Return the listing word for word, as given.

■ ■ ■ ■

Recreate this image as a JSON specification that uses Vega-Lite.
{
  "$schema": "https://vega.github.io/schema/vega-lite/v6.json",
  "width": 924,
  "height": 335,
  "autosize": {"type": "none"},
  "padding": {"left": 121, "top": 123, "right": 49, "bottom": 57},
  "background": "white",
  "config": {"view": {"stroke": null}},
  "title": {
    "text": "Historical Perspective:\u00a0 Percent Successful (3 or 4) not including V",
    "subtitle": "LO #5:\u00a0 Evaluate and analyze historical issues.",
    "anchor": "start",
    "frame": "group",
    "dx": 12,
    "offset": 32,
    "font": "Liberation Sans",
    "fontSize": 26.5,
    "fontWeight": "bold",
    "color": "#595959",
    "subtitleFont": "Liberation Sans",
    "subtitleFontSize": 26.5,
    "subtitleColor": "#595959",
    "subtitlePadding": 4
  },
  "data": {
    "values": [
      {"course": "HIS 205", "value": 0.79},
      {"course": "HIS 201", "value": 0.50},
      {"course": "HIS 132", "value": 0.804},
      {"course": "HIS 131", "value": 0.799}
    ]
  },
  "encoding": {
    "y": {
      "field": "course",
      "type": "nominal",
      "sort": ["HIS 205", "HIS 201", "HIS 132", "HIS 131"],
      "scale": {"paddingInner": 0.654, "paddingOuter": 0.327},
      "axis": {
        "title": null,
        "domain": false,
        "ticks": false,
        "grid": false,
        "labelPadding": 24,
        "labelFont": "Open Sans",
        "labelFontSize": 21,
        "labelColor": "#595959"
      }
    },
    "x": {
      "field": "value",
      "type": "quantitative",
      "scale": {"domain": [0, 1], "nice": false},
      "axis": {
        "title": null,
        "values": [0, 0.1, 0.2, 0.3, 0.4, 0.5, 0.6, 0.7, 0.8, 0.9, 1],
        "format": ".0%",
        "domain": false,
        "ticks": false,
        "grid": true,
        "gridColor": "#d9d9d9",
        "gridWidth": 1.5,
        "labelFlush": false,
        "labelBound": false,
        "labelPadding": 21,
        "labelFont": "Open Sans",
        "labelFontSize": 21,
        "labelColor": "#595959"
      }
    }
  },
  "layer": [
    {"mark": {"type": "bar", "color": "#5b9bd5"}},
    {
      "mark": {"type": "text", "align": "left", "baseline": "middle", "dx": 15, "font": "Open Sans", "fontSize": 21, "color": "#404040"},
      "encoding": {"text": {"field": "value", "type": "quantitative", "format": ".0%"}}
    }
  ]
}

■ ■ ■ ■

Answer below:
Recreate this image as a JSON specification that uses Vega-Lite.
{
  "$schema": "https://vega.github.io/schema/vega-lite/v6.json",
  "width": 924,
  "height": 335,
  "autosize": {"type": "none"},
  "padding": {"left": 121, "top": 123, "right": 49, "bottom": 57},
  "background": "white",
  "config": {"view": {"stroke": null}},
  "title": {
    "text": "Historical Perspective:\u00a0 Percent Successful (3 or 4) not including V",
    "subtitle": "LO #5:\u00a0 Evaluate and analyze historical issues.",
    "anchor": "start",
    "frame": "group",
    "dx": 12,
    "offset": 32,
    "font": "Liberation Sans",
    "fontSize": 26.5,
    "fontWeight": "bold",
    "color": "#595959",
    "subtitleFont": "Liberation Sans",
    "subtitleFontSize": 26.5,
    "subtitleColor": "#595959",
    "subtitlePadding": 4
  },
  "data": {
    "values": [
      {"course": "HIS 205", "value": 0.79},
      {"course": "HIS 201", "value": 0.50},
      {"course": "HIS 132", "value": 0.804},
      {"course": "HIS 131", "value": 0.799}
    ]
  },
  "encoding": {
    "y": {
      "field": "course",
      "type": "nominal",
      "sort": ["HIS 205", "HIS 201", "HIS 132", "HIS 131"],
      "scale": {"paddingInner": 0.654, "paddingOuter": 0.327},
      "axis": {
        "title": null,
        "domain": false,
        "ticks": false,
        "grid": false,
        "labelPadding": 24,
        "labelFont": "Open Sans",
        "labelFontSize": 21,
        "labelColor": "#595959"
      }
    },
    "x": {
      "field": "value",
      "type": "quantitative",
      "scale": {"domain": [0, 1], "nice": false},
      "axis": {
        "title": null,
        "values": [0, 0.1, 0.2, 0.3, 0.4, 0.5, 0.6, 0.7, 0.8, 0.9, 1],
        "format": ".0%",
        "domain": false,
        "ticks": false,
        "grid": true,
        "gridColor": "#d9d9d9",
        "gridWidth": 1.5,
        "labelFlush": false,
        "labelBound": false,
        "labelPadding": 21,
        "labelFont": "Open Sans",
        "labelFontSize": 21,
        "labelColor": "#595959"
      }
    }
  },
  "layer": [
    {"mark": {"type": "bar", "color": "#5b9bd5"}},
    {
      "mark": {"type": "text", "align": "left", "baseline": "middle", "dx": 15, "font": "Open Sans", "fontSize": 21, "color": "#404040"},
      "encoding": {"text": {"field": "value", "type": "quantitative", "format": ".0%"}}
    }
  ]
}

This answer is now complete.